Hoe ziet de toekomst van de Noorse melkproductie er uit?

Noorwegen wordt geconfronteerd met een aantal belangrijke topografische en klimatologische uitdagingen met betrekking tot de voedselproductie. In het dorp waar ik woon, is het grootste stuk land 3 hectare terwijl het gemiddelde perceel 1 hectare groot is. Daardoor wordt het bewerken kostbaar en kost de oogst veel tijd. Noorwegen wordt ook beïnvloed door de situatie in de wereld en daarom is het belangrijk binnenlandse voedselproductie te laten voortbestaan. Daarbij, landbouw is als sector zo afhankelijk van politieke besluitvorming dat het van groot belang is dat politici oog hebben voor de complexiteit en het belang van voedselproductie.

Elin Bergerud (EMB)


Nederlandse boerenorganisaties roepen op tot aanpassingen van de mededingingsregels

In Nijkerk, Nederland, werd op 18 maart een symposium gehouden over de EU Mededingingsregelgeving. Ongeveer 200 deelnemers kwamen discussiëren met experts over de rol die de EU Mededingingswet zou kunnen spelen bij het verbeteren van de positie van producenten in de voedselketen. Het symposium was georganiseerd door verschillende boerenorganisaties voor varkens-, pluim-, akker- en melkveehouders.  Onder hen de NMV, één van de twee Nederlandse EMB-leden.

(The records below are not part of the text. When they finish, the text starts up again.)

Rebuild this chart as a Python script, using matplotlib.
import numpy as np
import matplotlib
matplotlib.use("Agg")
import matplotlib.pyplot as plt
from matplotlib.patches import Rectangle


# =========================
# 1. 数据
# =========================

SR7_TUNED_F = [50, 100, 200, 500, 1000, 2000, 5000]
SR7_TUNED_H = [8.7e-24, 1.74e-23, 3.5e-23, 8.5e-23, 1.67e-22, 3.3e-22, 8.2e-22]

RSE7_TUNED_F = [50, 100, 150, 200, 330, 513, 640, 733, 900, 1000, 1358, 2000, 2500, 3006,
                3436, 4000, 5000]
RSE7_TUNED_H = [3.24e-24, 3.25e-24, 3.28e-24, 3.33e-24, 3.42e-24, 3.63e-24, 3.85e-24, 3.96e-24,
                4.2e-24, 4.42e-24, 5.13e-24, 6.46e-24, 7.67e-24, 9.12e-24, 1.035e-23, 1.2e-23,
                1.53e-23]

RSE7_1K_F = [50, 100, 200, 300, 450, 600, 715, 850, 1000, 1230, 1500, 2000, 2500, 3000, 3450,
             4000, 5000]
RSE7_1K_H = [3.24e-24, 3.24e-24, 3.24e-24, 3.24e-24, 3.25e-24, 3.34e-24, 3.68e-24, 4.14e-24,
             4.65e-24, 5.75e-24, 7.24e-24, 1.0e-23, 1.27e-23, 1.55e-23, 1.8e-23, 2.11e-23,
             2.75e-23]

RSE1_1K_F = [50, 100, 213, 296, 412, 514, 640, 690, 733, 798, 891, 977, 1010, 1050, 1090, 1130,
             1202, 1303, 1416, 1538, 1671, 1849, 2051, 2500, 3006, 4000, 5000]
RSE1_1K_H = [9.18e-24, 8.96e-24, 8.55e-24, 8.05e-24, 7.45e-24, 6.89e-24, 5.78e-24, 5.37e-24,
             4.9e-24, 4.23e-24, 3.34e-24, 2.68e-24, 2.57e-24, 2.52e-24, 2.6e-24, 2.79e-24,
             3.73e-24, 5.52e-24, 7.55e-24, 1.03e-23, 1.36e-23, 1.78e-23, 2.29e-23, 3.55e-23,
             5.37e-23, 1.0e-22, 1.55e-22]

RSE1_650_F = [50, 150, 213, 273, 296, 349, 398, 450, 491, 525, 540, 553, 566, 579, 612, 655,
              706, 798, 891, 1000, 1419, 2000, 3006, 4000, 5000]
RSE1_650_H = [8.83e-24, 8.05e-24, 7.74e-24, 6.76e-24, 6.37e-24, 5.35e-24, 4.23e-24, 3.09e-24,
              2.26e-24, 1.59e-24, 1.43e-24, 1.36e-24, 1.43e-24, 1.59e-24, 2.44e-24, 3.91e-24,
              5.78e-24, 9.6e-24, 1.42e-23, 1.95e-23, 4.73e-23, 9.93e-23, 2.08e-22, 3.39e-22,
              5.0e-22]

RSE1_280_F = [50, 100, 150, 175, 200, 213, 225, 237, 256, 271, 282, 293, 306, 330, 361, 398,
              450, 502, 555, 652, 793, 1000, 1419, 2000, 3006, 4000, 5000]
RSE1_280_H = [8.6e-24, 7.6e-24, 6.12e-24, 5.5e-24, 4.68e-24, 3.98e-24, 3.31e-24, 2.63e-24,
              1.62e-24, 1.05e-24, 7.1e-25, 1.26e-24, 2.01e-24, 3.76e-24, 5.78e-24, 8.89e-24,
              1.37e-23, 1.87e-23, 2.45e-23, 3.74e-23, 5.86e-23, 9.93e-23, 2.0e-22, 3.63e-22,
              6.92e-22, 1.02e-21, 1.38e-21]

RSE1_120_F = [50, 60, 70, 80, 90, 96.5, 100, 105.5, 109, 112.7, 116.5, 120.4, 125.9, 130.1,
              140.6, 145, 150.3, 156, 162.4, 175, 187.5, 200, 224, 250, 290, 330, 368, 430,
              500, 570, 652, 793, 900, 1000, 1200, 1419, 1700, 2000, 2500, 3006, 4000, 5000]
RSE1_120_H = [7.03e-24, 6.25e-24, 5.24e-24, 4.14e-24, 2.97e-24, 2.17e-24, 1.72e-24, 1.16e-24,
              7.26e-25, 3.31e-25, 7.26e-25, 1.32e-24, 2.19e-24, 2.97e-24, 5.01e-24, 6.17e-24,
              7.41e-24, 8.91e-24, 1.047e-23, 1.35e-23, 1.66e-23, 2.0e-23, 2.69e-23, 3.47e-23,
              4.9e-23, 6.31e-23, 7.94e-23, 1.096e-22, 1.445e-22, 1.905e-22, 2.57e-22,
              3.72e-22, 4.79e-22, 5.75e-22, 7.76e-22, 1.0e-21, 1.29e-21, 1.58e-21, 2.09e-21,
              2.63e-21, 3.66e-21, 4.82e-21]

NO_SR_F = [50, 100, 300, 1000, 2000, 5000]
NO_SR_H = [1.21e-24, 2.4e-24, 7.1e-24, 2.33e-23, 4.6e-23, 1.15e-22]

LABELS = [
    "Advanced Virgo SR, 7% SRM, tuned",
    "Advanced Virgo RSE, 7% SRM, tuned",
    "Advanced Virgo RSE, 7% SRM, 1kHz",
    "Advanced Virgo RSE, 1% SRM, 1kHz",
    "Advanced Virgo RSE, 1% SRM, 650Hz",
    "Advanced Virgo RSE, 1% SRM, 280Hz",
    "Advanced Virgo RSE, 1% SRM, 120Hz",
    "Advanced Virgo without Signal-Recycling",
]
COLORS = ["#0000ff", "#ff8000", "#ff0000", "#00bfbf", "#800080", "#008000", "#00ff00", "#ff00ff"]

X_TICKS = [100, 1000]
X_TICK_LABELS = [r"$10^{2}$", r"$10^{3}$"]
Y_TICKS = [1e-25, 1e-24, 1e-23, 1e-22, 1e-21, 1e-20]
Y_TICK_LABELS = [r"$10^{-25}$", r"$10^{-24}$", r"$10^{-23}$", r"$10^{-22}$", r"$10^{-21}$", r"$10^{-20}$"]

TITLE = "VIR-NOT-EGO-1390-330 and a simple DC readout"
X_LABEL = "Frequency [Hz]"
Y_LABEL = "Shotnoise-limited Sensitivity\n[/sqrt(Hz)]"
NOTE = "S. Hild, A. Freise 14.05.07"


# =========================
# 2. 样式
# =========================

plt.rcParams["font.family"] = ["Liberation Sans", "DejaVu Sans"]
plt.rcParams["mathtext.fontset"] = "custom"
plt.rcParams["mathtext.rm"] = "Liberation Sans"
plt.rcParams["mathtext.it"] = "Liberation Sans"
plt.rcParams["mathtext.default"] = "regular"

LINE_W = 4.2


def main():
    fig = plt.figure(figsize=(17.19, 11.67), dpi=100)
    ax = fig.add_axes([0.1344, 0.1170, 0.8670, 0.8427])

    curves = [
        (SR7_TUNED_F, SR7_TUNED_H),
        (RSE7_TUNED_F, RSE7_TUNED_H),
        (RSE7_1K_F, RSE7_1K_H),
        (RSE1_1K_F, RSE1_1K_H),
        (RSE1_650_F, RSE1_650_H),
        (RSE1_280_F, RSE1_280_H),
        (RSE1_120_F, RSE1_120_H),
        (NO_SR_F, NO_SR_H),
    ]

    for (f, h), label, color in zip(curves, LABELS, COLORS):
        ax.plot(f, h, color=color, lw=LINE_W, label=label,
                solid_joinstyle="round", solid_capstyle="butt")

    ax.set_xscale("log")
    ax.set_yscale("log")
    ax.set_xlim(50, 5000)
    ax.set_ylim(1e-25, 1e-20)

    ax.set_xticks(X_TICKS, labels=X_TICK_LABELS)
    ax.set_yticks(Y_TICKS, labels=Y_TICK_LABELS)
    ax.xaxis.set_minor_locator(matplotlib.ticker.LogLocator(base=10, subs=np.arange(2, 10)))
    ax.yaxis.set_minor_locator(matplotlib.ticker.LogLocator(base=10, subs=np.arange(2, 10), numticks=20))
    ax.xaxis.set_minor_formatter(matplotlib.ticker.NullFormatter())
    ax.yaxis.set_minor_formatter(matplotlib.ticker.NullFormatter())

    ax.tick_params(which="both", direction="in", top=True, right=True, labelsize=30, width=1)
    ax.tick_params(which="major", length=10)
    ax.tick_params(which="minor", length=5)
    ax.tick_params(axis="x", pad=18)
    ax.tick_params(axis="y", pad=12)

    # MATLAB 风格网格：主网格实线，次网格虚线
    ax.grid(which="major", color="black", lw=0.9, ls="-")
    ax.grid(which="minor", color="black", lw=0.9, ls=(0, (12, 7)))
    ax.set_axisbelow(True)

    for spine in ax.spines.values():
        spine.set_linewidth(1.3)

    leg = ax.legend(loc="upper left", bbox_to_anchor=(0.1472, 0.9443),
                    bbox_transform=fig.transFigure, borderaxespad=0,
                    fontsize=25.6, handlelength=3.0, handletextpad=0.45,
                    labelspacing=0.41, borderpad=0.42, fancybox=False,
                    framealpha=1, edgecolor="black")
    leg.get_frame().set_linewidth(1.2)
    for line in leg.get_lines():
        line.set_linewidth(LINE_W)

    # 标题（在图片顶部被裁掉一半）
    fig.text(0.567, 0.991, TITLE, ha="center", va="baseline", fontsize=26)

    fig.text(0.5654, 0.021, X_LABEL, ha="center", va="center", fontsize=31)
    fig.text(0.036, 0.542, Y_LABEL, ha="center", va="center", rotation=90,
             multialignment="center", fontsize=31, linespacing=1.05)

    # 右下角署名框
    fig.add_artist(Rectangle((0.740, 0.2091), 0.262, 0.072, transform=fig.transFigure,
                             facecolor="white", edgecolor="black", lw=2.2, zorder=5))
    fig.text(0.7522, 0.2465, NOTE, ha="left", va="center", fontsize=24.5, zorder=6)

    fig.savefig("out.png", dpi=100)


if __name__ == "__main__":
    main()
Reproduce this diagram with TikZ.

Anna Gerbrandy, universitair hoofddocent internationaal en Europees recht van de Universiteit Utrecht, was van mening dat de Nederlandse mededingingsautoriteiten in Nederland en de EU moeten stoppen met hun eenzijdige focus op de belangen van de consument.  In plaats daarvan moeten ze zich richten op eerlijke handelspraktijken in de gehele levensmiddelenketen. De Gemeenschappelijke Marktordening van de EU moet de verantwoordelijkheden van de producentenorganisaties verduidelijken, de grenzen van de mededingingswetgeving en de mogelijkheden voor aanbodsregulering. Het Europees Parlement discussieert momenteel over de introductie van een uitzondering op de mededingingswetgeving voor producenten, waar ook de NMV toe oproept.

Teun de Jong, president van akkerbouwvakbond NAV, steunde deze opstelling en eiste dat het mogelijk wordt voor boeren om besluiten te nemen die het mogelijk maken om een gelijkwaardige positie in de voedselketen in te nemen.

In deze context zette Kees Schillemans, advocaat bij Allen&Overy en bestuurslid van de Nederlandse Vereniging voor Mededingingsrecht uiteen hoe de NMa aankijkt tegen inkoopmacht en concentratie aan de vraagzijde. De enige omstandigheid die interventie door de NMa rechtvaardigt is misbruik van de marktpositie. Echter, het is moeilijk om zulk misbruik te definiëren.  Zolang er sterke kopers zijn met genoeg concurrenten, zijn lage retailprijzen naar het oordeel van de NMa,  niets anders dan voordelig voor de consument en dus perfect in orde. Er kan alleen sprake zijn van misbruik van kopersmacht als het marktaandeel boven de 40 procent komt waardoor nieuwe spelers buiten de markt kunnen worden gehouden. 

Anne Gerbrandy voegde nog toe dat de vooruitzichten voor Producentenorganisaties met een uitzonderingspositie voor de mededingingsregelsmomenteel favoriet zijn. Het Europees Parlement kijkt momenteel naar uitzonderingen in de zuivelsector.  Als deze wettelijke voorzieningen worden uitgewerkt, volgen nationale instanties zoals de NMa. En zelfs als de regelingen op Europees niveau ontoereikend zijn, dan zou de reikwijdte van de nationale wetgeving moeten worden benut voor initiatieven die niet onder het EU-mededingingsrecht vallen.

Ria Besseling (NMV)


Internet enquête: vrijwillige productievermindering is het snelste en meest effectieve crisis instrument

Het Duitse landbouwtijdschrift dlz agrarmagazin heeft een enquête uitgeschreven op haar website, met de vraag welke maatregelen het snelst en meest effectief zijn in geval van een crisis op de melkmarkt. Bijna de helft van de ondervraagden, 48.1 procent, steunen de vrijwillige productievermindering regeling, 18.5 procent exportsubsidies, 7.4 procent staatsinterventie en 3.7 procent denkt dat particuliere opslag het snelste en effectiefste instrument is in geval van crisis de melkmarkt te stabiliseren, 22.2 procent van de ondervraagden wisten geen keus te maken.